Et, en tout cas, ce qu’ils ont fait, ils sont entrés dans la position du peloton 7 et ont complètement envahi l’endroit. Et alors, Ed Hollyer, par le biais des communications, nous a contactés et il a réclamé qu’on tire sur sa position avec des obus à éclatement aérien. En même temps qu’il essayait de ramener tous ses hommes dans les bunkers.** Donc c’est ce que nous avons fait. On a tiré des obus à éclatement aérien pour ne pas blesser les gens qui étaient dans les souterrains. Mais ça répandait pas mal de débris à la surface sur les Chinois qui couraient dans tous les sens.

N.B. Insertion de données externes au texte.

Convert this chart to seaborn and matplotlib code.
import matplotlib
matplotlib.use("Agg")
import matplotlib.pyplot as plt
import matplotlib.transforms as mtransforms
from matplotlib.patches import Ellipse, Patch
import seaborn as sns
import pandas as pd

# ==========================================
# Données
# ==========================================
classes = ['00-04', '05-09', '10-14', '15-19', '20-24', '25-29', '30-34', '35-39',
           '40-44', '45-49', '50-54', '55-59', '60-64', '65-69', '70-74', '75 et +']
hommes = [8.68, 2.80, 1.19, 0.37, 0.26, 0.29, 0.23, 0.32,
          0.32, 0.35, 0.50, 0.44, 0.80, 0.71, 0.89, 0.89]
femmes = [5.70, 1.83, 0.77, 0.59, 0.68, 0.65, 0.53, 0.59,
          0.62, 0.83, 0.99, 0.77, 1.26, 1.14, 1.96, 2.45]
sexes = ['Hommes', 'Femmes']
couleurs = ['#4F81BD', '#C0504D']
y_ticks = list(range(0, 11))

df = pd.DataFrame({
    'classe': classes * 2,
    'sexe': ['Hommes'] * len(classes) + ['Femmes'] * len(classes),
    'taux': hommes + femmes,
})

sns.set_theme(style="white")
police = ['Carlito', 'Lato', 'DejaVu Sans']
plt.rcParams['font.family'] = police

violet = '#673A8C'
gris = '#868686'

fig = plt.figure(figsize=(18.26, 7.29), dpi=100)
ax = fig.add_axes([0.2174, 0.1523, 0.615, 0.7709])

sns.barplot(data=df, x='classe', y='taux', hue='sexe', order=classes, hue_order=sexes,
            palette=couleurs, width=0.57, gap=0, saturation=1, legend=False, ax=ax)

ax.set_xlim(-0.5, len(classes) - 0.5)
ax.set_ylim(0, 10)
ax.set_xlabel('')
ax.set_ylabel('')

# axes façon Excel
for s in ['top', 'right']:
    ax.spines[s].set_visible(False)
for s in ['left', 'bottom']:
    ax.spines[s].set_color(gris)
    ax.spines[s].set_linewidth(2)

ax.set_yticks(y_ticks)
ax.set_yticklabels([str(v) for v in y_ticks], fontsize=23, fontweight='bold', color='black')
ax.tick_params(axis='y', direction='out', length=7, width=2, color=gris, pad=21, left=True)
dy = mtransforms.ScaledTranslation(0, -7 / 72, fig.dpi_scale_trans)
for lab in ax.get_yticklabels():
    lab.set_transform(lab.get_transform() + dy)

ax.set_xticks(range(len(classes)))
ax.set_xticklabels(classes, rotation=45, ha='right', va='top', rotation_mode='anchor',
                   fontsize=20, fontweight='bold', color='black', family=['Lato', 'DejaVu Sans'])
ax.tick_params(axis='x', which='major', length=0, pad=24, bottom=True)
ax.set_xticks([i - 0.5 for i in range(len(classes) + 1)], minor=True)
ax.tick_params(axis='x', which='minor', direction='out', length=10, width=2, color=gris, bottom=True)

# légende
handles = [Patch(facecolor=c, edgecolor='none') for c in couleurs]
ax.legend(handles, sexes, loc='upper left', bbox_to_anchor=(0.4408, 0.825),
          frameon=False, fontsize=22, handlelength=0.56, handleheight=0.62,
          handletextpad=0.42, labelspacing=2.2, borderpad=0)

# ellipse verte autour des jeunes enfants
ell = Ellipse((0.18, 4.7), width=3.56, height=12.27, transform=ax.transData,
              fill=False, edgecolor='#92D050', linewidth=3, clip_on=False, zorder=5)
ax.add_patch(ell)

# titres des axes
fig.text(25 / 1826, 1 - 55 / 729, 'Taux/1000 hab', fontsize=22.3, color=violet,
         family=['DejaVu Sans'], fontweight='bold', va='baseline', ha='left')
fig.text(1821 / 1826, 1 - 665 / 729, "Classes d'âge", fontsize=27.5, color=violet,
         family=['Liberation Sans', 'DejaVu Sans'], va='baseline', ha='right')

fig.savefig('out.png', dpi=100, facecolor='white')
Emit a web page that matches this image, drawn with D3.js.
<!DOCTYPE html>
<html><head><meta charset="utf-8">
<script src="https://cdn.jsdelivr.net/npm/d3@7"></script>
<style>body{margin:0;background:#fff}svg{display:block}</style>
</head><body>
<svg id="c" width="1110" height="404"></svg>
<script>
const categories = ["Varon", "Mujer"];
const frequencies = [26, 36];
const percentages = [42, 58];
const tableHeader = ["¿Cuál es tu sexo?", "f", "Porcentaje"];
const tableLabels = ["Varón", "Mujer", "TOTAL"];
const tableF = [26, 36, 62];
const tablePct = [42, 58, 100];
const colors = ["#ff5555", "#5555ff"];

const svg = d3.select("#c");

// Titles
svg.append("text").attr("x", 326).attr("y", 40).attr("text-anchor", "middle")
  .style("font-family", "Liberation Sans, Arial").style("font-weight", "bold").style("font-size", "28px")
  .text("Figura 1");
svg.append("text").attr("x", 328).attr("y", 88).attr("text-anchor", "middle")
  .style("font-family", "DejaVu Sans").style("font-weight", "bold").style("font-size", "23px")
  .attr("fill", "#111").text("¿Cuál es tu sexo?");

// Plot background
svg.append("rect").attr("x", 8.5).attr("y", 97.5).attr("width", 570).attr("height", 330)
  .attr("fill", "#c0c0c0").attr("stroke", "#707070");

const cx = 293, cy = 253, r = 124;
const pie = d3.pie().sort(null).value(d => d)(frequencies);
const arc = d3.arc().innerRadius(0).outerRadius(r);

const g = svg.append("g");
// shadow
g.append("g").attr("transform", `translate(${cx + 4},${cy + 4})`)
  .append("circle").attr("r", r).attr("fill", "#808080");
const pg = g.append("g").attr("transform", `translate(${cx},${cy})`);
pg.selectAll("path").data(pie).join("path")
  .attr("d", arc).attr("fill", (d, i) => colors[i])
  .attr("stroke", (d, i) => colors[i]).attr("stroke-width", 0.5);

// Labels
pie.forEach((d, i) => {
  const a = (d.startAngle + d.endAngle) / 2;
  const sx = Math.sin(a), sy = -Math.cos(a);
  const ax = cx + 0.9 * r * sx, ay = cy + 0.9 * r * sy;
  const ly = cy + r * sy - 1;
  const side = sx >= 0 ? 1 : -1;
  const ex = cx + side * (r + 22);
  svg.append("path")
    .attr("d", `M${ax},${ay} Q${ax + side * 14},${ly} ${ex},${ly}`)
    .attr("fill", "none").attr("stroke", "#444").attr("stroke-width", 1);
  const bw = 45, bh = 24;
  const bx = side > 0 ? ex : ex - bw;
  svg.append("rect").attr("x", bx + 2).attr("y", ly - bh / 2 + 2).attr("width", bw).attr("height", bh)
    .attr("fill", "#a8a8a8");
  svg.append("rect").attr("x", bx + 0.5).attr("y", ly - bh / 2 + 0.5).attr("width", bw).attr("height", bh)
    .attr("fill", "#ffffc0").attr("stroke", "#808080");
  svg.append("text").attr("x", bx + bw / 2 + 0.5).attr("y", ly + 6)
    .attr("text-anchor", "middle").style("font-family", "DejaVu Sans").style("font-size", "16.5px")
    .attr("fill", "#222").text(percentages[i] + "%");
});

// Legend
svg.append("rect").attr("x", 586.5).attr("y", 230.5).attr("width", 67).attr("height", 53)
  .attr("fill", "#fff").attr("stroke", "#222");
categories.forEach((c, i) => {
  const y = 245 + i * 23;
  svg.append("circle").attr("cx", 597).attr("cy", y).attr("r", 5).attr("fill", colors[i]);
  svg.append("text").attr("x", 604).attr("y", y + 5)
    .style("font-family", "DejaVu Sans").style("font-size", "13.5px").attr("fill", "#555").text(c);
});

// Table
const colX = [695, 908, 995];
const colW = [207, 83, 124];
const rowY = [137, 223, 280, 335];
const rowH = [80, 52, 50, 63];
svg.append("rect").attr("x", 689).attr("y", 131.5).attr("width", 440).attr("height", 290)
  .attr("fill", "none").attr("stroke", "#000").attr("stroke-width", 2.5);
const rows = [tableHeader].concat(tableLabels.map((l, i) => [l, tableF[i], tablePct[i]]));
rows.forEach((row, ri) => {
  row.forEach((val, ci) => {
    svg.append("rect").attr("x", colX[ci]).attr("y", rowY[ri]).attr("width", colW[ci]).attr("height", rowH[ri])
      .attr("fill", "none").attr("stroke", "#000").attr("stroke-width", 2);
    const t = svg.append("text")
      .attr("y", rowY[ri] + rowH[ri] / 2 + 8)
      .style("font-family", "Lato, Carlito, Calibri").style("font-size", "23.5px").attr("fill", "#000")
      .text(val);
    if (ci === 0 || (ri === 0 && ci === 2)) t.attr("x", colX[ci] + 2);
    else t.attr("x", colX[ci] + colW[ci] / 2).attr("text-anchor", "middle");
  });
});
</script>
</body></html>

Finalement, on a fait ça deux fois, à deux moments différents. Pendant ce temps, tous les autres canons de la (1re) division du Commonwealth procédaient à toutes sortes de tirs défensifs dans cette zone. Et les Chinois ont fini par se retirer. Et ce fut la bataille qui a fait le plus de victimes parmi les Canadiens qui ont combattu en Corée. On a eu 26 morts au sein du RCR, deux artilleurs de ma batterie sont morts. Il y a eu 25 à 27 blessés, et les Chinois avaient pris sept prisonniers. De leur côté, bien sûr, il y a eu beaucoup de victimes, mais ça n’avait pas l’air de les affecter. Et ils sont repartis de l’autre côté de la vallée, il n’y avait que six ou sept cents mètres qui nous séparaient du côté de la vallée où se trouvaient leurs propres collines.
Dès les premières lueurs, on a envoyé un « AOP »*** et d’ailleurs il s’agissait d’un Canadien, Peter Tees. On l’a envoyé là-haut, ou la division l’a envoyé là-haut plutôt, et il a découvert que quelques Chinois essayaient encore de repasser de l’autre côté de la vallée en plein jour. Alors il a fait appel à l’artillerie divisionnaire au grand complet. À savoir 72 canons de 25 livres [Ordnance QF] et huit canons de 20 cm pour tirer sur ces gens. Il s’en est donné à cœur joie ce jour-là à faire les repérages de l’artillerie.
Mais à ce moment-là, évidemment, la bataille était finie et c’est ainsi que ça s’est terminé.
*M. Hollyer est décédé le 4 juillet 2013.
**M. Hollyer a reçu la Croix Militaire pour ses actions au combat.
***« Air observation post » ; un avion militaire qui fait des observations passives ou actives dans les combats d’artillerie.